Consider the data that follows and state how many lines contain the string "with", using the number alone.

## Begin

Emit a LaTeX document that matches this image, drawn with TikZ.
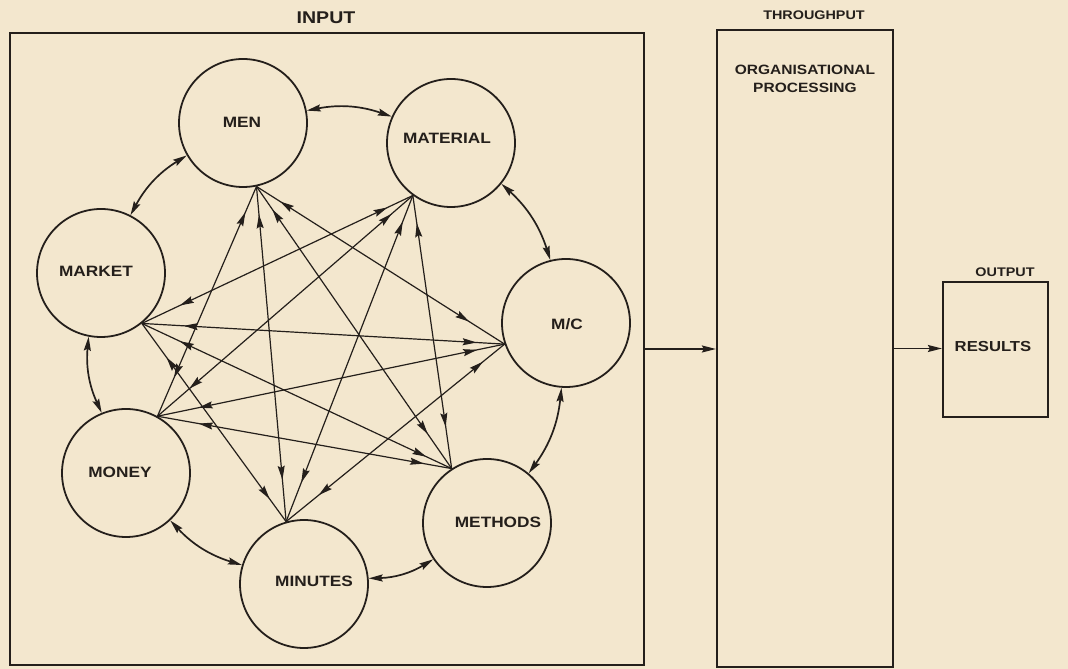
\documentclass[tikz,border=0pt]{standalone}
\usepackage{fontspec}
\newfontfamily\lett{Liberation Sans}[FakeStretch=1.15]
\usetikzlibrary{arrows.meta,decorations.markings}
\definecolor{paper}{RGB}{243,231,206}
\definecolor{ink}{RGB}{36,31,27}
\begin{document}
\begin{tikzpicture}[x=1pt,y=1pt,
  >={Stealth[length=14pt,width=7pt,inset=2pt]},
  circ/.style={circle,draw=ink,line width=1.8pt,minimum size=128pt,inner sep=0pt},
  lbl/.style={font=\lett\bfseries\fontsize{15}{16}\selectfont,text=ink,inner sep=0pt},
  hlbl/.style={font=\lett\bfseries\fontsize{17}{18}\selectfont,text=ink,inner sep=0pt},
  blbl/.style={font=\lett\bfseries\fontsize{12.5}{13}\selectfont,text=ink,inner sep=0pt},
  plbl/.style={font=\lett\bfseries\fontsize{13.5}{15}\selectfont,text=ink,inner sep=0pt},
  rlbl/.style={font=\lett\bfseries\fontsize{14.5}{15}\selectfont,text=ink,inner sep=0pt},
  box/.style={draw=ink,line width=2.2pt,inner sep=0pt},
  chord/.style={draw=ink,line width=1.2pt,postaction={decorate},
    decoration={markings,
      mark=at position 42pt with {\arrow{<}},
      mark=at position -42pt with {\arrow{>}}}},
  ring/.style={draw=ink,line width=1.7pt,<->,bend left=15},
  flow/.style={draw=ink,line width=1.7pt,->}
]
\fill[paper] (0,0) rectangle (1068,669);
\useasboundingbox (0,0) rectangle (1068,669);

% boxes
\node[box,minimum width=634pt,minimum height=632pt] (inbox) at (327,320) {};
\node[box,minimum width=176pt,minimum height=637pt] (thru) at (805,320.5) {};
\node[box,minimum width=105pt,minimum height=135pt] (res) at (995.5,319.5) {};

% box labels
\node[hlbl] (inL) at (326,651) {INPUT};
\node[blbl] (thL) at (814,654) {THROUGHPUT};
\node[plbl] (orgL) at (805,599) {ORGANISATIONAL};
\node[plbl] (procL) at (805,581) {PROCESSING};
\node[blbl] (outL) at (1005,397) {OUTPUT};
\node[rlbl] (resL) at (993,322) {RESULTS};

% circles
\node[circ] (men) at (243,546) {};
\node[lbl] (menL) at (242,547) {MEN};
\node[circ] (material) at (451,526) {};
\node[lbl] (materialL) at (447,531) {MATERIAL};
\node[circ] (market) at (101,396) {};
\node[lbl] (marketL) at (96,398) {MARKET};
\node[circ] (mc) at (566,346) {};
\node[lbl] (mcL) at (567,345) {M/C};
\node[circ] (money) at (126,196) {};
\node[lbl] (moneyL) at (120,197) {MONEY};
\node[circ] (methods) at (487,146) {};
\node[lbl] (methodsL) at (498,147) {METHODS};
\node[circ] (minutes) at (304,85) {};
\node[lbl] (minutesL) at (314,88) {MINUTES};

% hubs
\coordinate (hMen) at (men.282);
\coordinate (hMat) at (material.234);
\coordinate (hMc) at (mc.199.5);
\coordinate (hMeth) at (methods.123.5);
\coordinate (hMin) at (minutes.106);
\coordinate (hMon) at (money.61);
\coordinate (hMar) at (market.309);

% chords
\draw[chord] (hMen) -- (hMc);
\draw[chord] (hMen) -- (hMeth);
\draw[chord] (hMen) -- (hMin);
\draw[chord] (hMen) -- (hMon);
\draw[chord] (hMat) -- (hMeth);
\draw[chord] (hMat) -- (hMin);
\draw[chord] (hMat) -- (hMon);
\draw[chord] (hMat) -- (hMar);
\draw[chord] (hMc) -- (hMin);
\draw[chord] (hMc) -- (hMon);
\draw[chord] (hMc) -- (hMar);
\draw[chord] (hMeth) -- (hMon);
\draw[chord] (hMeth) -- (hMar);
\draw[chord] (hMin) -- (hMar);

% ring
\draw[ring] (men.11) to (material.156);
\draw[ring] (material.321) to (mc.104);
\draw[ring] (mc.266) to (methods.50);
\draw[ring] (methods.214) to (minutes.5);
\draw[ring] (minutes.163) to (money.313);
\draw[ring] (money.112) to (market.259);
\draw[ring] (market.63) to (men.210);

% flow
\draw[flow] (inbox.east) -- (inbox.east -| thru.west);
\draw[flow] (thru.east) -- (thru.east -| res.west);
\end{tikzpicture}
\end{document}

## End

RIGHT ANSWER
3